▶ _WORK INSTRUCTIONS_: State how many lines of the entries include the string "this", please, leaving out everything but the number.

>> Begin LISTING

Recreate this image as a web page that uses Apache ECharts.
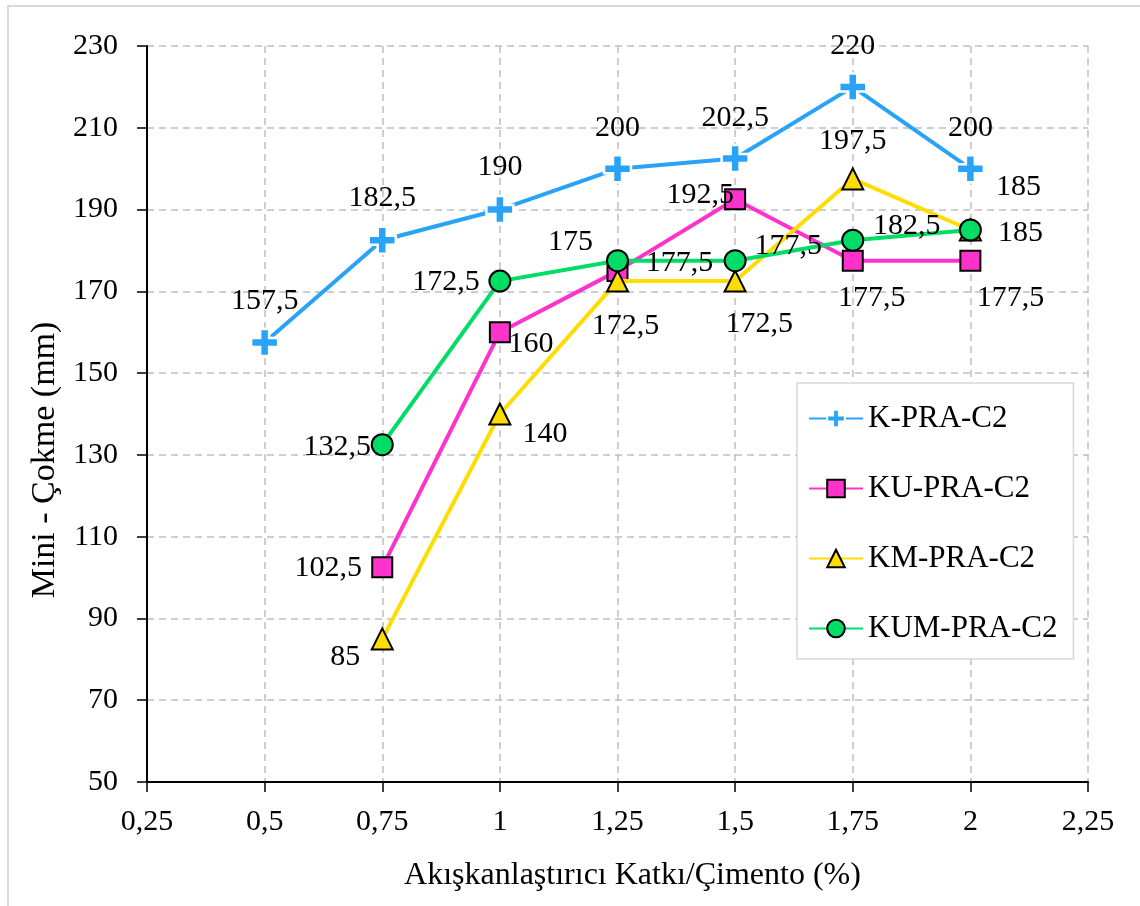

>> End LISTING
>> Begin LISTING

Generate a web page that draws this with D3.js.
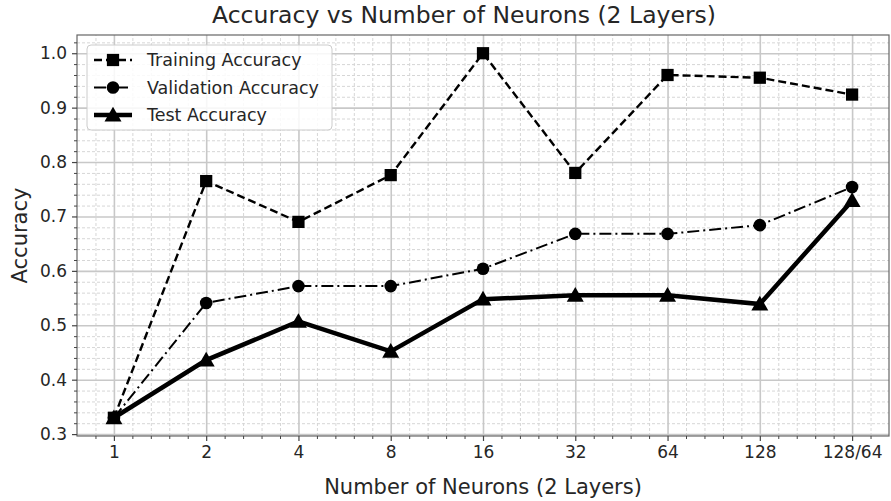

>> End LISTING
>> Begin LISTING

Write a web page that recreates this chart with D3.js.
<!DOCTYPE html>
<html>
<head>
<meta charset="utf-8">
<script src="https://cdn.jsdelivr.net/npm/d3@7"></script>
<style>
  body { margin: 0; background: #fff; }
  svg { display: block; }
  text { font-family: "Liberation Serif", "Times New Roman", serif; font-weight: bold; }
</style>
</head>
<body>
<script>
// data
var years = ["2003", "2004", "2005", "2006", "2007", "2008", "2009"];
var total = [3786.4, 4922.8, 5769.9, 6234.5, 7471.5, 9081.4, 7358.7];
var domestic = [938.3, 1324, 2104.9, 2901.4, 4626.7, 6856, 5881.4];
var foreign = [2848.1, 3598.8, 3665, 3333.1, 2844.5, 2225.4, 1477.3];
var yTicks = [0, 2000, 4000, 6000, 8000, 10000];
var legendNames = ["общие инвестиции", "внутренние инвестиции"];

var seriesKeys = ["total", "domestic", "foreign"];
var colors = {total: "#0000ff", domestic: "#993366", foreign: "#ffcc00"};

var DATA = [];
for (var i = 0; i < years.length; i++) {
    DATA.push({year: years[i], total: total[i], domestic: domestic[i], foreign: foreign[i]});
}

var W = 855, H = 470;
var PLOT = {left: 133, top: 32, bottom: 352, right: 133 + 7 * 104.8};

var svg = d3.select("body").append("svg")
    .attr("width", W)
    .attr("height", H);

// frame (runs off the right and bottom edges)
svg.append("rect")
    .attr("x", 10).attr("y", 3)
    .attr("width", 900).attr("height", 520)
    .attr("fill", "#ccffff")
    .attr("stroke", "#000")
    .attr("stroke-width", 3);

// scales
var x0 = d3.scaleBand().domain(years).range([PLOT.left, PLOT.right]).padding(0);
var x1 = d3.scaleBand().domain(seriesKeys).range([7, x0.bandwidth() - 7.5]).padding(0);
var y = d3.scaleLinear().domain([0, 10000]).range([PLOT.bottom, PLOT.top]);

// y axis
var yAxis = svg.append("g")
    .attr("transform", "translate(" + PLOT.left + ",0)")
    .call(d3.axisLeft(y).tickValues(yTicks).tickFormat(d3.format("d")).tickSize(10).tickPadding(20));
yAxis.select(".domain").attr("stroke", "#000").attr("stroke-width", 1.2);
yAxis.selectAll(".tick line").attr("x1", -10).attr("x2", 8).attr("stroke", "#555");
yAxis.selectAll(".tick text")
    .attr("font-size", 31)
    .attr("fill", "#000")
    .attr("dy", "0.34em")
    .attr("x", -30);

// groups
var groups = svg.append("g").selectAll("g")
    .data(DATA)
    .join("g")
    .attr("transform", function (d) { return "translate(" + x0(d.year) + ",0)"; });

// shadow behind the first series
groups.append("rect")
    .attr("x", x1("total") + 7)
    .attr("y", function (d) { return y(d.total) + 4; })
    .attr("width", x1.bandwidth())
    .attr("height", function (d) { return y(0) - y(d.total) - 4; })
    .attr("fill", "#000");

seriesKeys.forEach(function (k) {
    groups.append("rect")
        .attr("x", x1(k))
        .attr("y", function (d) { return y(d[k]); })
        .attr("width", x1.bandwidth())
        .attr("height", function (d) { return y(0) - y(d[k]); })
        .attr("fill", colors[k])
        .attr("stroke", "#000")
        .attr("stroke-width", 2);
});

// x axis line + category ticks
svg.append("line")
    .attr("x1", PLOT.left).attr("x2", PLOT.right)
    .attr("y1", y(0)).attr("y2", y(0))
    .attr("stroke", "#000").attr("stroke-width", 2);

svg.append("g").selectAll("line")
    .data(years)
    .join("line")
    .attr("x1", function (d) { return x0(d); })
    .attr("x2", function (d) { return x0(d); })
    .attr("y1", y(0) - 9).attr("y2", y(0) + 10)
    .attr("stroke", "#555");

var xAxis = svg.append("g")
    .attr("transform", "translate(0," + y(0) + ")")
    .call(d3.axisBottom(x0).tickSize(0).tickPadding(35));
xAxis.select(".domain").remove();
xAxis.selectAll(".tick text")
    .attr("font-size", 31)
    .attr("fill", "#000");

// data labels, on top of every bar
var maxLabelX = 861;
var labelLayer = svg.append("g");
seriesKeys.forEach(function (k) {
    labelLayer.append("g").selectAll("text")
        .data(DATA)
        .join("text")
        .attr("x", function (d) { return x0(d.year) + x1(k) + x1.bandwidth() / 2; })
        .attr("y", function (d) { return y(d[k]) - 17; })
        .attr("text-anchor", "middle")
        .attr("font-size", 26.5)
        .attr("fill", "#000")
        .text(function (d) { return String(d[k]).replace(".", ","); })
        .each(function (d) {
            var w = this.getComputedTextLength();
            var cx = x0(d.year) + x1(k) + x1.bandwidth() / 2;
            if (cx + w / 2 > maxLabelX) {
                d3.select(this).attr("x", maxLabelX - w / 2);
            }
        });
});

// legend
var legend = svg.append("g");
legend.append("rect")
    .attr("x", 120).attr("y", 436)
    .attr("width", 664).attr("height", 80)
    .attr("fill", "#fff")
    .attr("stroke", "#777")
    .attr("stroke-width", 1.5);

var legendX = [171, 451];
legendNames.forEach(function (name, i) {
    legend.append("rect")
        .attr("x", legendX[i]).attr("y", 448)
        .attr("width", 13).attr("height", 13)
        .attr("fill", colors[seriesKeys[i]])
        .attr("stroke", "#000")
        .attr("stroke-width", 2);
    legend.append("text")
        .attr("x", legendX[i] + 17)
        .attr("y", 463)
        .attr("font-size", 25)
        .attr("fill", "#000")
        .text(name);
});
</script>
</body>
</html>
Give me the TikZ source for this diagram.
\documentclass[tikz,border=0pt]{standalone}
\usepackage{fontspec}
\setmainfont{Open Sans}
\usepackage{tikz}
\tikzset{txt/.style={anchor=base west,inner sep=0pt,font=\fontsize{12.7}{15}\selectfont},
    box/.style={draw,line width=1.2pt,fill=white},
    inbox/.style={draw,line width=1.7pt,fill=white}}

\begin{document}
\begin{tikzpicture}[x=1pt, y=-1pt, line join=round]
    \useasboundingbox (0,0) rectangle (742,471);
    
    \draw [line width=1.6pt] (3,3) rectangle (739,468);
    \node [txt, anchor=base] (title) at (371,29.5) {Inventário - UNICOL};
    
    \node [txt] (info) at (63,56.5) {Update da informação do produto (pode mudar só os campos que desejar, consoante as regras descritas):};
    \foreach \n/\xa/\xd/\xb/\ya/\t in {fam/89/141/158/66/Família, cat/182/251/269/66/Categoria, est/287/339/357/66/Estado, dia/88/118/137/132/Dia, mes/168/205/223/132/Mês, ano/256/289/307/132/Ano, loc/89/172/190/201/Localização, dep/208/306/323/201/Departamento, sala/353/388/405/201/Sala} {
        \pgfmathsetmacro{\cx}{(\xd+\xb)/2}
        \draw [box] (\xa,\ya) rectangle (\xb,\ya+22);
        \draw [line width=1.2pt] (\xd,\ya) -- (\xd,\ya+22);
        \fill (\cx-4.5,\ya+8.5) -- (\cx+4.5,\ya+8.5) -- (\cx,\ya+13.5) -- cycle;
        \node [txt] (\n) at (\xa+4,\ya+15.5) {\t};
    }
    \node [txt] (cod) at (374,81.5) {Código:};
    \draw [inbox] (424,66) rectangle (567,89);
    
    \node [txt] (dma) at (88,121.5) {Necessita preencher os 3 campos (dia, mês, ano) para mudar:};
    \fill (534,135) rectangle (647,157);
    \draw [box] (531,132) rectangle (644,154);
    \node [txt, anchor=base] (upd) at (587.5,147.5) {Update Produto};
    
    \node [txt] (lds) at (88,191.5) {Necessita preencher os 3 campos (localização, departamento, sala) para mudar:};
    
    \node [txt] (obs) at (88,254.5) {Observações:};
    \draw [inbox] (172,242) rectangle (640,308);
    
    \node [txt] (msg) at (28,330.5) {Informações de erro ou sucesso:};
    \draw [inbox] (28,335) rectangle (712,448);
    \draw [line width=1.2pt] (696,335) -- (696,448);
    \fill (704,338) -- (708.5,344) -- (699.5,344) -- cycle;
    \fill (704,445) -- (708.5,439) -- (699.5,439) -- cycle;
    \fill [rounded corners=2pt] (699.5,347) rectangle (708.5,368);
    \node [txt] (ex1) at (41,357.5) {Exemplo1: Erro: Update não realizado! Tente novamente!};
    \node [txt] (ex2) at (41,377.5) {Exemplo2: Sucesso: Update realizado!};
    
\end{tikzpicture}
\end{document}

>> End LISTING

▶ _TASK ANSWER_: 6